At Imperial we’ll encourage you to push the boundaries of your knowledge and use your talents in new and different ways. To help smooth the transition to university study, we’ve got a comprehensive network of academic support in place so you know that there will always be help on hand if you need it.
Our online Success Guide brings together a range of hints, tips and advice on everything from effective study to health and wellbeing. Different sections of the guide are designed to be useful at different points during the year.
For face-to-face tuition regular training sessions are available in the Central Library to develop your academic reading, writing and note-taking skills.
Every undergraduate student is assigned a personal tutor from amongst the academic staff within their department. The role of your tutor is to encourage you to seek out opportunities and make choices that will support your academic and personal development.
Your tutor will schedule regular meetings with you to monitor your academic performance and provide feedback and guidance; you’re also encouraged to seek their advice whenever you need it, including on personal issues.
We have subject librarians for every department who can offer expert advice on finding resources for your subject area and help with using the Library’s collection of e-journals and e-books.

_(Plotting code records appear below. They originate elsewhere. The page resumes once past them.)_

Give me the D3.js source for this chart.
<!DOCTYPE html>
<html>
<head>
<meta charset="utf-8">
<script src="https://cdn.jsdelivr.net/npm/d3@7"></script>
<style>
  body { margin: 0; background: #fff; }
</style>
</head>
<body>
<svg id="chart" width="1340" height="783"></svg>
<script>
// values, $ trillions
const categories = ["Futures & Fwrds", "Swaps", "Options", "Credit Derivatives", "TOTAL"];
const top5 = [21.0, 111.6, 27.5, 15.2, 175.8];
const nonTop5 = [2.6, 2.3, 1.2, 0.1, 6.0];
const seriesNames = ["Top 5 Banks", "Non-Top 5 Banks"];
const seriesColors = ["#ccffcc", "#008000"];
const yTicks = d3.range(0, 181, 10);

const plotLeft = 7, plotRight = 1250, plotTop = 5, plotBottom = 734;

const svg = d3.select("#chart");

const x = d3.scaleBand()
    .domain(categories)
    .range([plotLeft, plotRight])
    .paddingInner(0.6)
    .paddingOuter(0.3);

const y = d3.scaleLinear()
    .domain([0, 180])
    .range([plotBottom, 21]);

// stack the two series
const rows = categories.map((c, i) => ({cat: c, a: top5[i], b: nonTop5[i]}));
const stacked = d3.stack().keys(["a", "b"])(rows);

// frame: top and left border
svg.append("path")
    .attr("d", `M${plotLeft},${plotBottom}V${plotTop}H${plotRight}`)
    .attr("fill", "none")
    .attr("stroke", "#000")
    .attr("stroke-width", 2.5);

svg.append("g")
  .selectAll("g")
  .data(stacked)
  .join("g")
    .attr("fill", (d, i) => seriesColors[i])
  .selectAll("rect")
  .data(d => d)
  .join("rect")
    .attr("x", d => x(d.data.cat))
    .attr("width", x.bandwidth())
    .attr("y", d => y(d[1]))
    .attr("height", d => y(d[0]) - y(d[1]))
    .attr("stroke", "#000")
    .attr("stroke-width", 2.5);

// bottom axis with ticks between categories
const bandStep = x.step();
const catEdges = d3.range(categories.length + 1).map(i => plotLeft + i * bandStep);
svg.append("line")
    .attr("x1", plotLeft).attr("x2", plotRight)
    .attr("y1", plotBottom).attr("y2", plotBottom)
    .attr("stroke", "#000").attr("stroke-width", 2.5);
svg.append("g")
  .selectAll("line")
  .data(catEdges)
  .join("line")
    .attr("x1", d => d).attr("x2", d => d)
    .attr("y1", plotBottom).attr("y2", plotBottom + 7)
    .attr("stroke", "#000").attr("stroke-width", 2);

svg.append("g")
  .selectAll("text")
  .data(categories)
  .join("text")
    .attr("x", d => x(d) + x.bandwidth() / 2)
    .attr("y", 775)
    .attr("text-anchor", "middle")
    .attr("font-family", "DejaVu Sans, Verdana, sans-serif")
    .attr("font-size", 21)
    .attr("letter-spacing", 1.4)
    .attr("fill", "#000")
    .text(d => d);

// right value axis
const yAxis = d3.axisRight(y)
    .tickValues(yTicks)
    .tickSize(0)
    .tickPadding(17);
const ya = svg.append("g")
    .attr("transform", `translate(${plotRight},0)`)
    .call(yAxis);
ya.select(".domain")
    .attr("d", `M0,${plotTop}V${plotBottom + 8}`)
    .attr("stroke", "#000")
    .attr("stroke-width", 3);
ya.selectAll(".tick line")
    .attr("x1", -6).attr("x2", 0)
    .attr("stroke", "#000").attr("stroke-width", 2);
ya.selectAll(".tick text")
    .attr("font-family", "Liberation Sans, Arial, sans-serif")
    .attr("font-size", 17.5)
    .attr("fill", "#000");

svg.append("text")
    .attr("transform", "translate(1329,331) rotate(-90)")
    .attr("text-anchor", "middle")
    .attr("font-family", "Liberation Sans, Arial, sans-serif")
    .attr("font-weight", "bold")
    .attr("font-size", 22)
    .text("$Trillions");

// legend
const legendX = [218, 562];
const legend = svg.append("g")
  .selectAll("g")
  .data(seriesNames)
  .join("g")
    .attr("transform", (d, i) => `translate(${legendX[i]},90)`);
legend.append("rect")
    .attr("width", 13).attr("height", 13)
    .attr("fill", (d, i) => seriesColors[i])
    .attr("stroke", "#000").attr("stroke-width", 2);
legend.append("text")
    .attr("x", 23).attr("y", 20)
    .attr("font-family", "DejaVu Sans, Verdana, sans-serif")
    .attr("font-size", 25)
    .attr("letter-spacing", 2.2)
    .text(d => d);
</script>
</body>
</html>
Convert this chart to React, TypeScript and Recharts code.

Academic English for STEMM communication
The Centre for Academic English provides an extensive range of courses and workshops to develop the academic STEMM communication competence of all Imperial College London academics, researchers and students, both native and non-native speakers.
For Imperial staff and researchers (including doctoral students), we provide training for external academic communication, including writing research papers for publication, presenting at conferences, writing grant applications and writing for the REF.
Our provision for first-year undergraduates up to final-year doctoral students responds to their academic communication needs at each stage of their studies, including writing a lab report, presenting a poster, writing a literature review, writing a thesis – and many more.
Disabilities and specific learning difficulties
Every department has a Disability Support Officer who is the first point of contact for students with a disability, specific learning difficulty such as dyslexia, or enduring health or mental health issue. Where appropriate, they can apply for special exam arrangements on your behalf and will facilitate other forms of support within the department.
Additional support is also available from the College’s Disability Advisory Service.